We welcome the three policy recommendations proposed in the report and would suggest that these also are brought in to EU and UK legislation.

  • A legal requirement for written contracts to specify in detail how a work can be exploited and how its author will be remunerated, and a right for the author to receive accounts.
  • Place limits on transfers of rights to future works and future modes of exploitation.
  • Allowing freelancers who work mainly for one or two employers to claim employee status and rights. (link to benefits page

Legal reform in the UK

Business-to-business legislation is in urgent need of review. The Consumer Rights Act has consolidated and clarified rights for consumers by taking laws out of many different pieces of legislation and putting them in one Act.

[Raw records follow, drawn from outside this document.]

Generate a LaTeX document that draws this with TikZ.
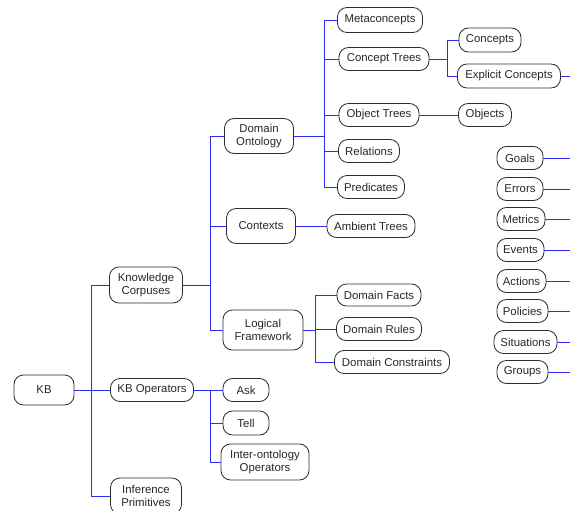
\documentclass[tikz,border=0pt]{standalone}
\usepackage{fontspec}
\setmainfont{Liberation Sans}
\definecolor{linkblue}{RGB}{45,45,235}
\definecolor{boxline}{RGB}{45,45,45}
\definecolor{boxtext}{RGB}{40,40,40}
\begin{document}
\begin{tikzpicture}[x=1pt,y=-1pt,
  box/.style={draw=boxline, line width=0.8pt, rounded corners=9.5pt, fill=white,
    text=boxtext, font=\fontsize{11.4}{13.5}\selectfont, align=center,
    inner sep=0pt, minimum height=23pt},
  conn/.style={color=linkblue, line width=0.9pt}]
\useasboundingbox (0,0) rectangle (570,511);
% nodes
\node[box, minimum width=60pt, minimum height=30pt] (KB) at (44,390) {KB};
\node[box, minimum width=73pt, minimum height=36pt] (KC) at (146,285) {Knowledge\\Corpuses};
\node[box, minimum width=83pt] (KBO) at (152,390) {KB Operators};
\node[box, minimum width=71pt, minimum height=36pt] (IP) at (146,496) {Inference\\Primitives};
\node[box, minimum width=69pt, minimum height=35pt] (DO) at (259,136) {Domain\\Ontology};
\node[box, minimum width=69pt, minimum height=35pt] (CX) at (261,226) {Contexts};
\node[box, minimum width=80pt, minimum height=40pt] (LF) at (263,330) {Logical\\Framework};
\node[box, minimum width=85pt, minimum height=25pt] (MC) at (380,20) {Metaconcepts};
\node[box, minimum width=90pt] (CT) at (384,59) {Concept Trees};
\node[box, minimum width=80pt] (OT) at (379,115) {Object Trees};
\node[box, minimum width=61pt] (RE) at (369,151) {Relations};
\node[box, minimum width=67pt] (PR) at (371,187) {Predicates};
\node[box, minimum width=62pt, minimum height=24pt] (CO) at (490,40) {Concepts};
\node[box, minimum width=103pt, minimum height=24pt] (EC) at (509,76) {Explicit Concepts};
\node[box, minimum width=53pt] (OB) at (485,115) {Objects};
\node[box, minimum width=88pt] (AT) at (371,226) {Ambient Trees};
\node[box, minimum width=84pt, minimum height=22pt] (DF) at (379,295) {Domain Facts};
\node[box, minimum width=85pt] (DR) at (379,329) {Domain Rules};
\node[box, minimum width=115pt] (DC) at (392,362) {Domain Constraints};
\node[box, minimum width=46pt] (ASK) at (246,390) {Ask};
\node[box, minimum width=46pt, minimum height=24pt] (TELL) at (246,423) {Tell};
\node[box, minimum width=88pt, minimum height=36pt] (IO) at (265,462) {Inter-ontology\\Operators};
\node[box, minimum width=46pt] (GO) at (520,158) {Goals};
\node[box, minimum width=46pt] (ER) at (520,189) {Errors};
\node[box, minimum width=48pt] (ME) at (521,219) {Metrics};
\node[box, minimum width=47pt] (EV) at (520.5,250) {Events};
\node[box, minimum width=49pt] (AC) at (521.5,281) {Actions};
\node[box, minimum width=51pt] (PO) at (522.5,311) {Policies};
\node[box, minimum width=63pt] (SI) at (525.5,342) {Situations};
\node[box, minimum width=51pt] (GR) at (522.5,372) {Groups};
% free ends at right edge
\coordinate (EC-end) at (570,76);
\coordinate (GO-end) at (570,158);
\coordinate (ER-end) at (570,189);
\coordinate (ME-end) at (570,219);
\coordinate (EV-end) at (570,250);
\coordinate (AC-end) at (570,281);
\coordinate (PO-end) at (570,311);
\coordinate (SI-end) at (570,342);
\coordinate (GR-end) at (570,372);
% connectors
\draw[conn] (KB.east) -- ++(17,0) |- (KC.west);
\draw[conn] (KB.east) -- ++(17,0) |- (IP.west);
\draw[conn] (KB.east) -- (KBO.west);
\draw[conn] (KC.east) -- ++(28,0) |- (DO.west);
\draw[conn] (KC.east) -- ++(28,0) |- (CX.west);
\draw[conn] (KC.east) -- ++(28,0) |- (LF.west);
\draw[conn] (DO.east) -- ++(31,0) |- (MC.west);
\draw[conn] (DO.east) -- ++(31,0) |- (CT.west);
\draw[conn] (DO.east) -- ++(31,0) |- (OT.west);
\draw[conn] (DO.east) -- ++(31,0) |- (RE.west);
\draw[conn] (DO.east) -- ++(31,0) |- (PR.west);
\draw[conn] (CT.east) -- ++(18,0) |- (CO.west);
\draw[conn] (CT.east) -- ++(18,0) |- (EC.west);
\draw[conn] (OT.east) -- (OB.west);
\draw[conn] (CX.east) -- (AT.west);
\draw[conn] (LF.east) -- ++(12,0) |- (DF.west);
\draw[conn] (LF.east) -- ++(12,0) |- (DR.west);
\draw[conn] (LF.east) -- ++(12,0) |- (DC.west);
\draw[conn] (KBO.east) -- (ASK.west);
\draw[conn] (KBO.east) -- ++(17,0) |- (TELL.west);
\draw[conn] (KBO.east) -- ++(17,0) |- (IO.west);
\draw[conn] (EC.east) -- (EC-end);
\draw[conn] (GO.east) -- (GO-end);
\draw[conn] (ER.east) -- (ER-end);
\draw[conn] (ME.east) -- (ME-end);
\draw[conn] (EV.east) -- (EV-end);
\draw[conn] (AC.east) -- (AC-end);
\draw[conn] (PO.east) -- (PO-end);
\draw[conn] (SI.east) -- (SI-end);
\draw[conn] (GR.east) -- (GR-end);
\end{tikzpicture}
\end{document}
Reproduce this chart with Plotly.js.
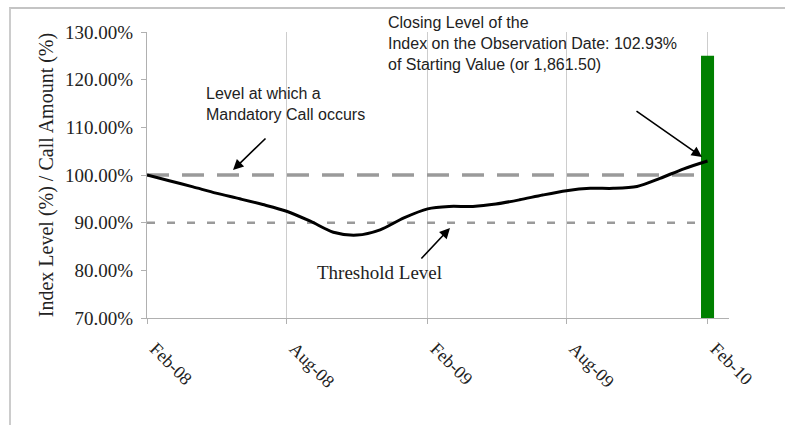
<!DOCTYPE html>
<html>
<head>
<meta charset="utf-8">
<script src="https://cdn.plot.ly/plotly-3.0.1.min.js"></script>
<style>
html,body{margin:0;padding:0;background:#fff;overflow:hidden;}
#wrap{position:relative;width:785px;height:425px;overflow:hidden;}
#chart{width:785px;height:425px;}
#frame{position:absolute;left:9px;top:7px;width:900px;height:600px;border-left:2px solid #cccccc;border-top:2px solid #c4c4c4;pointer-events:none;}
</style>
</head>
<body>
<div id="wrap">
<div id="chart"></div>
<div id="frame"></div>
</div>
<script>
const months = ['2008-02-01','2008-03-01','2008-04-01','2008-05-01','2008-06-01','2008-07-01','2008-08-01','2008-09-01','2008-10-01','2008-11-01','2008-12-01','2009-01-01','2009-02-01','2009-03-01','2009-04-01','2009-05-01','2009-06-01','2009-07-01','2009-08-01','2009-09-01','2009-10-01','2009-11-01','2009-12-01','2010-01-01','2010-02-01'];
const indexLevel = [100, 98.8, 97.5, 96.2, 95.0, 93.8, 92.4, 90.3, 88.0, 87.4, 88.5, 91.0, 92.9, 93.4, 93.4, 93.9, 94.8, 95.8, 96.7, 97.2, 97.2, 97.6, 99.3, 101.3, 102.93];
const mandatoryCallLevel = [100,100,100,100,100,100,100,100,100,100,100,100,100,100,100,100,100,100,100,100,100,100,100,100,100];
const thresholdLevel = [90,90,90,90,90,90,90,90,90,90,90,90,90,90,90,90,90,90,90,90,90,90,90,90,90];
const observationDate = ['2010-02-01'];
const callAmount = [125];
const yTickVals = [70, 80, 90, 100, 110, 120, 130];
const yTickLabels = ['70.00%', '80.00%', '90.00%', '100.00%', '110.00%', '120.00%', '130.00%'];

const serif = 'Liberation Serif, Times New Roman, serif';
const sans = 'Liberation Sans, Arial, sans-serif';

const traces = [
  {x: months, y: mandatoryCallLevel, type: 'scatter', mode: 'lines', xaxis: 'x', yaxis: 'y',
   line: {color: '#9a9a9a', width: 3.5, dash: '22px,13px'}, hoverinfo: 'skip'},
  {x: months, y: thresholdLevel, type: 'scatter', mode: 'lines', xaxis: 'x', yaxis: 'y',
   line: {color: '#9a9a9a', width: 2.5, dash: '8px,12px'}, hoverinfo: 'skip'},
  {x: observationDate, y: callAmount, type: 'bar', xaxis: 'x2', yaxis: 'y2',
   width: 17 * 86400000, marker: {color: '#008000'}},
  {x: months, y: indexLevel, type: 'scatter', mode: 'lines', xaxis: 'x2', yaxis: 'y2',
   line: {color: '#000', width: 3, shape: 'spline', smoothing: 0.8}}
];

const xRange = ['2008-02-01', '2010-03-01'];
const yRange = [70, 130];

const layout = {
  width: 785, height: 425,
  margin: {l: 147, r: 56, t: 32, b: 107},
  paper_bgcolor: '#fff', plot_bgcolor: '#fff',
  showlegend: false,
  xaxis: {
    type: 'date', range: xRange, tick0: '2008-02-01', dtick: 'M6', tickformat: '%b-%y',
    tickangle: 45, showgrid: true, gridcolor: '#cdcdcd', gridwidth: 1,
    showline: true, linecolor: '#b0b0b0', linewidth: 1,
    ticks: 'outside', ticklen: 5, tickcolor: '#b0b0b0', ticklabelstandoff: 7, ticklabelshift: 8,
    tickfont: {family: serif, size: 18, color: '#222'}, zeroline: false, fixedrange: true
  },
  yaxis: {
    range: yRange, tickmode: 'array', tickvals: yTickVals, ticktext: yTickLabels,
    showgrid: false, zeroline: false,
    showline: true, linecolor: '#b0b0b0', linewidth: 1,
    ticks: 'outside', ticklen: 5, tickcolor: '#b0b0b0', ticklabelstandoff: 4,
    tickfont: {family: serif, size: 19, color: '#222'},
    title: {text: 'Index Level (%) / Call Amount (%)', font: {family: serif, size: 20, color: '#222'}, standoff: 6},
    fixedrange: true
  },
  xaxis2: {type: 'date', range: xRange, overlaying: 'x', visible: false, fixedrange: true},
  yaxis2: {range: yRange, overlaying: 'y', visible: false, fixedrange: true},
  annotations: [
    {xref: 'paper', yref: 'paper', x: 0.098, y: 0.748, xanchor: 'left', yanchor: 'middle', align: 'left',
     text: 'Level at which a<br>Mandatory Call occurs', showarrow: false,
     font: {family: sans, size: 16, color: '#222'}},
    {xref: 'paper', yref: 'paper', x: 0.4107, y: 0.9615, xanchor: 'left', yanchor: 'middle', align: 'left',
     text: 'Closing Level of the<br>Index on the Observation Date: 102.93%<br>of Starting Value (or 1,861.50)', showarrow: false,
     font: {family: sans, size: 16, color: '#222'}},
    {xref: 'paper', yref: 'paper', x: 0.2887, y: 0.1608, xanchor: 'left', yanchor: 'middle',
     text: 'Threshold Level', showarrow: false,
     font: {family: serif, size: 19, color: '#222'}},
    {xref: 'paper', yref: 'paper', x: 0.1478, y: 0.5175, ax: 34, ay: -33, text: '', showarrow: true,
     arrowhead: 2, arrowsize: 1.3, arrowwidth: 1.6, arrowcolor: '#000'},
    {xref: 'paper', yref: 'paper', x: 0.9536, y: 0.5629, ax: -67, ay: -47, text: '', showarrow: true,
     arrowhead: 2, arrowsize: 1.3, arrowwidth: 1.6, arrowcolor: '#000'},
    {xref: 'paper', yref: 'paper', x: 0.5206, y: 0.3147, ax: -30, ay: 32, text: '', showarrow: true,
     arrowhead: 2, arrowsize: 1.3, arrowwidth: 1.6, arrowcolor: '#000'}
  ]
};

Plotly.newPlot('chart', traces, layout, {displayModeBar: false, staticPlot: true});
</script>
</body>
</html>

What has been left for business is a ragbag of legislation, much of which does not deal with the realities of digital business and the impossibility of negotiating terms with global businesses. It needs reform in the same thorough and systematic way that was applied to consumer contracts.

Industry Negotiations

We continue to meet with the Publishers Association, the Independent Publishers Guild and many individual publishers to discuss their contract terms.